Digital transformation

Technology has today encouraged creativity, with digital transformation being a critical element in gaining an advantage in this increasingly competitive industry. The Indian manufacturing sector is steadily moving toward more automated and process-driven manufacturing, which is projected to improve efficiency and enhance productivity.

Government initiatives

The National Manufacturing Policy aims to raise manufacturing’s GDP share to 25% by 2025. The “Make in India” campaign (covering 25 economic sectors) and the Production-Linked Incentive Scheme (4 percent to 6 percent incentives on incremental sales), the latter of which was presented in the Global Economic Prospects Report of the World Bank released in the month of January earlier this year, are some of the noteworthy programmes under which new business ventures in the manufacturing sector can benefit in a variety of ways. It is clear why India’s manufacturing sector grew by 210 percent in FY ’22.
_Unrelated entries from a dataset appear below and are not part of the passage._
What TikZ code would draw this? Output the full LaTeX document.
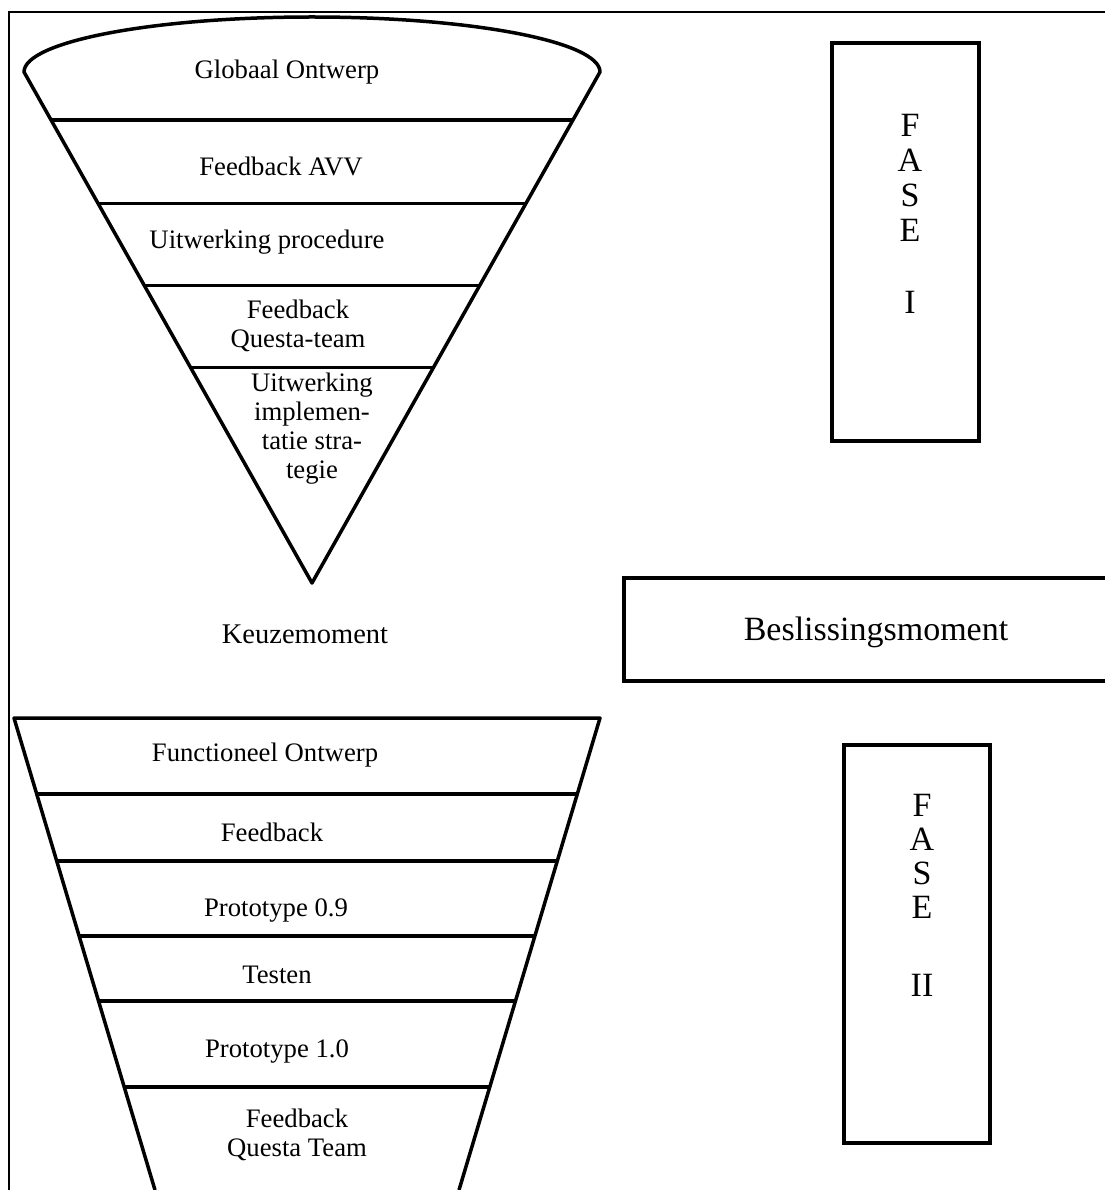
\documentclass[tikz,border=0pt]{standalone}
\usepackage{fontspec}
\setmainfont{Liberation Serif}
\usetikzlibrary{calc}

\begin{document}
\begin{tikzpicture}[x=1pt,y=-1pt,
  rand/.style={line width=3.5pt,line join=round},
  tekst/.style={font=\fontsize{26.7}{29}\selectfont,align=center,inner sep=0pt},
  fase/.style={font=\fontsize{34}{36}\selectfont,inner sep=0pt}]
\useasboundingbox (0,0) rectangle (1105,1190);
\draw[line width=1.3pt] (9,1190)--(9,12)--(1105,12);
% bovenste trechter
\coordinate (L) at (24,72); \coordinate (R) at (600,72); \coordinate (T) at (312,583);
\draw[rand] (L) arc[start angle=180,end angle=0,x radius=288pt,y radius=55pt] -- (T) -- cycle;
\foreach \t in {0.094,0.257,0.418,0.578} \draw[rand] ($(L)!\t!(T)$)--($(R)!\t!(T)$);
\node[tekst] (g) at (287,72) {Globaal Ontwerp};
\node[tekst] (fa) at (281,166) {Feedback AVV};
\node[tekst] (up) at (267,242) {Uitwerking procedure};
\node[tekst] (fq) at (298,326) {Feedback\\Questa-team};
\node[tekst] (ui) at (312,429) {Uitwerking\\implemen-\\tatie stra-\\tegie};
\node[tekst,font=\fontsize{28.5}{30}\selectfont] (k) at (305,634) {Keuzemoment};
% onderste trechter
\coordinate (P) at (14,718); \coordinate (Q) at (600,718);
\coordinate (PB) at (155,1190); \coordinate (QB) at (459,1190);
\draw[rand] (PB)--(P)--(Q)--(QB);
\foreach \t in {0.161,0.303,0.462,0.600,0.782} \draw[rand] ($(P)!\t!(PB)$)--($(Q)!\t!(QB)$);
\node[tekst] (fo) at (265,755) {Functioneel Ontwerp};
\node[tekst] (fb) at (272,832) {Feedback};
\node[tekst] (p9) at (276,910) {Prototype 0.9};
\node[tekst] (te) at (277,975) {Testen};
\node[tekst] (p1) at (277,1051) {Prototype 1.0};
\node[tekst] (ft) at (297,1135) {Feedback\\Questa Team};
% beslissing
\draw[line width=4.5pt] (1105,578) -| (624,681) -- (1105,681);
\node[fase] (b) at (876,632) {Beslissingsmoment};
% fasen
\draw[line width=4.5pt] (832,43) rectangle (979,441);
\foreach \c/\y in {F/125,A/160,S/195,E/230,I/302} \node[fase] (f1\c) at (910,\y) {\c};
\draw[line width=4.5pt] (844,745) rectangle (990,1143);
\foreach \c/\y in {F/805,A/839,S/873,E/907,II/985} \node[fase] (f2\c) at (922,\y) {\c};
\end{tikzpicture}
\end{document}
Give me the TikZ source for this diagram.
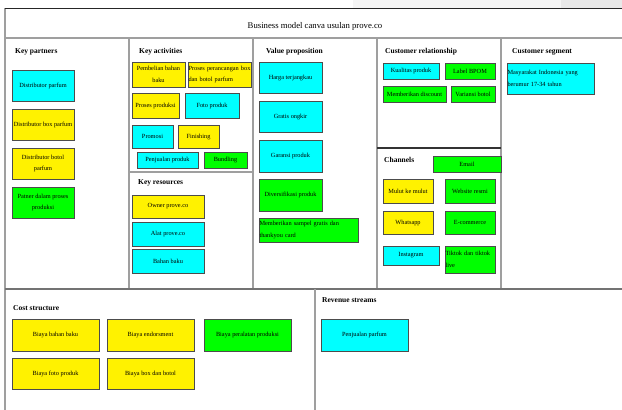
\documentclass[tikz,border=0pt]{standalone}
\usepackage{fontspec}
\setmainfont{Liberation Serif}
\definecolor{aqua}{RGB}{0,255,255}

\begin{document}
\begin{tikzpicture}[x=1pt, y=-1pt,
    frame/.style={draw=gray!75, line width=1.3pt},
    box/.style={draw=black!70, line width=0.6pt, inner sep=0.5pt, align=center,
      font=\fontsize{6.3}{11.5}\selectfont},
    cyanbox/.style={box, fill=aqua},
    yellowbox/.style={box, fill=yellow},
    greenbox/.style={box, fill=green},
    head/.style={anchor=west, inner sep=0pt, font=\fontsize{7.5}{9}\selectfont\bfseries}]
  \useasboundingbox (0,0) rectangle (622,410);
  \fill[gray!8] (353,0) rectangle (561,8);
  \fill[gray!18] (561,0) rectangle (622,8);
  % Draw the canvas frame
  \draw[frame] (5,38) -- (622,38);
  \draw[frame] (5,8) -- (5,410);
  \draw[frame] (129,38) -- (129,289);
  \draw[frame] (253,38) -- (253,289);
  \draw[frame] (377,38) -- (377,289);
  \draw[frame] (501,38) -- (501,289);
  \draw[frame] (129,172) -- (253,172);
  \draw[frame, draw=black!80] (377,148) -- (501,148);
  \draw[frame, draw=gray!90!black] (5,289) -- (622,289);
  \draw[frame] (315,289) -- (315,410);
  \draw[black!85, line width=1pt] (5,8) -- (622,8);
  \node[font=\fontsize{8.7}{10}\selectfont] (title) at (315,26) {Business model canva usulan prove.co};
  % Section headings
  \node[head] (kp) at (15,52) {Key partners};
  \node[head] (ka) at (139,52) {Key activities};
  \node[head] (kr) at (138,183) {Key resources};
  \node[head] (vp) at (266,52) {Value proposition};
  \node[head] (cr) at (385,52) {Customer relationship};
  \node[head] (ch) at (384,160) {Channels};
  \node[head] (cs) at (512,52) {Customer segment};
  \node[head] (co) at (13,308) {Cost structure};
  \node[head] (rs) at (322,300) {Revenue streams};
  % Key partners
  \node[cyanbox, minimum width=62, minimum height=31] (kp1) at (43,85.5) {Distributor parfum};
  \node[yellowbox, minimum width=62, minimum height=31] (kp2) at (43,124.5) {Distributor box parfum};
  \node[yellowbox, minimum width=62, minimum height=31] (kp3) at (43,163.5) {Distributor botol\\parfum};
  \node[greenbox, minimum width=62, minimum height=31] (kp4) at (43,202.5) {Patner dalam proses\\produksi};
  % Key activities
  \node[yellowbox, minimum width=53, minimum height=25] (ka1) at (158.5,74.5) {Pembelian bahan\\baku};
  \node[yellowbox, minimum width=63, minimum height=25, text width=62, align=left] (ka2) at (219.5,74.5) {Proses perancangan box\\dan botol parfum};
  \node[yellowbox, minimum width=47, minimum height=25] (ka3) at (155.5,105.5) {Proses produksi};
  \node[cyanbox, minimum width=54, minimum height=25] (ka4) at (212,105.5) {Foto produk};
  \node[cyanbox, minimum width=41, minimum height=23] (ka5) at (152.5,136.5) {Promosi};
  \node[yellowbox, minimum width=41, minimum height=23] (ka6) at (198.5,136.5) {Finishing};
  \node[cyanbox, minimum width=61, minimum height=16] (ka7) at (167.5,160) {Penjualan produk};
  \node[greenbox, minimum width=43, minimum height=16] (ka8) at (225.5,160) {Bundling};
  % Key resources
  \node[yellowbox, minimum width=72, minimum height=23] (kr1) at (168,206.5) {Owner prove.co};
  \node[cyanbox, minimum width=72, minimum height=24] (kr2) at (168,234) {Alat prove.co};
  \node[cyanbox, minimum width=72, minimum height=24] (kr3) at (168,261) {Bahan baku};
  % Value proposition
  \node[cyanbox, minimum width=63, minimum height=31] (vp1) at (290.5,77.5) {Harga terjangkau};
  \node[cyanbox, minimum width=63, minimum height=31] (vp2) at (290.5,116.5) {Gratis ongkir};
  \node[cyanbox, minimum width=63, minimum height=32] (vp3) at (290.5,156) {Garansi produk};
  \node[greenbox, minimum width=63, minimum height=32] (vp4) at (290.5,195) {Diversifikasi produk};
  \node[greenbox, minimum width=99, minimum height=24, text width=98, align=left] (vp5) at (308.5,230) {Memberikan sampel gratis dan\\thankyou card};
  % Customer relationship
  \node[cyanbox, minimum width=56, minimum height=16] (cr1) at (411,71) {Kualitas produk};
  \node[greenbox, minimum width=50, minimum height=16] (cr2) at (470,71) {Label BPOM};
  \node[greenbox, minimum width=63, minimum height=16] (cr3) at (414.5,94) {Memberikan discount};
  \node[greenbox, minimum width=44, minimum height=16] (cr4) at (473,94) {Variansi botol};
  % Channels
  \node[greenbox, minimum width=68, minimum height=16] (ch1) at (467,164) {Email};
  \node[yellowbox, minimum width=50, minimum height=24] (ch2) at (408,191) {Mulut ke mulut};
  \node[greenbox, minimum width=50, minimum height=24] (ch3) at (470,191) {Website resmi};
  \node[yellowbox, minimum width=50, minimum height=23] (ch4) at (408,222.5) {Whatsapp};
  \node[greenbox, minimum width=50, minimum height=23] (ch5) at (470,222.5) {E-commerce};
  \node[cyanbox, minimum width=56, minimum height=19] (ch6) at (411,255.5) {Instagram};
  \node[greenbox, minimum width=50, minimum height=27, text width=49, align=left] (ch7) at (470,259.5) {Tiktok dan tiktok\\live};
  % Customer segment
  \node[cyanbox, minimum width=87, minimum height=31, text width=86, align=left] (cs1) at (550.5,78.5) {Masyarakat Indonesia yang\\berumur 17-34 tahun};
  % Cost structure
  \node[yellowbox, minimum width=87, minimum height=32] (co1) at (55.5,335) {Biaya bahan baku};
  \node[yellowbox, minimum width=87, minimum height=32] (co2) at (150.5,335) {Biaya endorsment};
  \node[greenbox, minimum width=87, minimum height=32] (co3) at (247.5,335) {Biaya peralatan produksi};
  \node[yellowbox, minimum width=87, minimum height=31] (co4) at (55.5,373.5) {Biaya foto produk};
  \node[yellowbox, minimum width=87, minimum height=31] (co5) at (150.5,373.5) {Biaya box dan botol};
  % Revenue streams
  \node[cyanbox, minimum width=87, minimum height=32] (rs1) at (364.5,335) {Penjualan parfum};
\end{tikzpicture}
\end{document}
India has a very active and strong start-up ecosystem. In reality, the Ministry of Micro, Small & Medium Industries in India allows anyone to register a business for free online (MSME). The demands are straightforward. Numerous micro and small industries are thus emerging across the country.

Investments in the Manufacturing Sector in India

The following are a few examples of recent significant investments and developments in this industry as per IBEF statistics:

The Department for Promotion of Industry and Internal Trade (DPIIT) estimates that in FY 2021–2022, India received a total inflow of US$ 58.77 billion in foreign direct investment (FDI).
From April 2000 to March 2022, the automobile industry received US$32.84 billion in foreign direct investment.
(Excluding fertilisers) The chemical manufacturing sector saw FDI inflows of US$19.45 billion.
The manufacturing of drugs and pharmaceuticals saw FDI inflows of US$19.41 billion.
In June 2022, the production of coal, cement, power, refinery products, fertilisers, steel, and natural gas drove the total index of the eight core industries to a value of 143.4.
Production grew for coal by 31.1%, electricity by 15.5%, goods from refineries by 15.1%, fertilisers by 8.2%, cement by 19.4%, and natural gas by 1.2% in June 2022.
The Manufacturing Purchasing Managers’ Index (PMI) for India was 53.9 in June 2022.
The export of the top 10 major commodities from January to June 2022 totaled US$ 190.4 billion and included engineering goods, petroleum products, gems and jewellery, organic and inorganic chemicals, drugs and pharmaceuticals, electronic goods, RMG of all textiles, cotton yarn/fabric/madeups, rice, plastic, and linoleum.
81 lakh net customers were added by EPFO in May 2022, an increase of 1.45 lakh net subscribers from April 2022.
Some of the biggest companies in the world, including but not limited to General Electric, Siemens, HTC, Toshiba, and Boeing, are setting up manufacturing plants in India as a result of the “Make in India” policy. The rising purchasing power of Indians is another factor supporting this growth. Therefore, these enterprises hope to draw both individual Indian consumers and companies that sell goods created in India.

Conclusion

Each year, China exports commodities worth more than $2.5 trillion, of which $490 billion goes to the US alone. The US-China trade war has given Indian businesses access to a sizable market.

Currently, India is regarded as the second most popular country in the world for manufacturing. The development of industrial clusters, the automatic route’s allowance of FDI up to 100%, the accessibility of bank loans, and other factors are driving India’s manufacturing sector’s expansion. To expand at an exponential rate, Indian manufacturers must concentrate on creating cutting-edge products, seizing export prospects and focus on productivity & efficiency through technology implementation, target global volumes to obtain global cost competitiveness.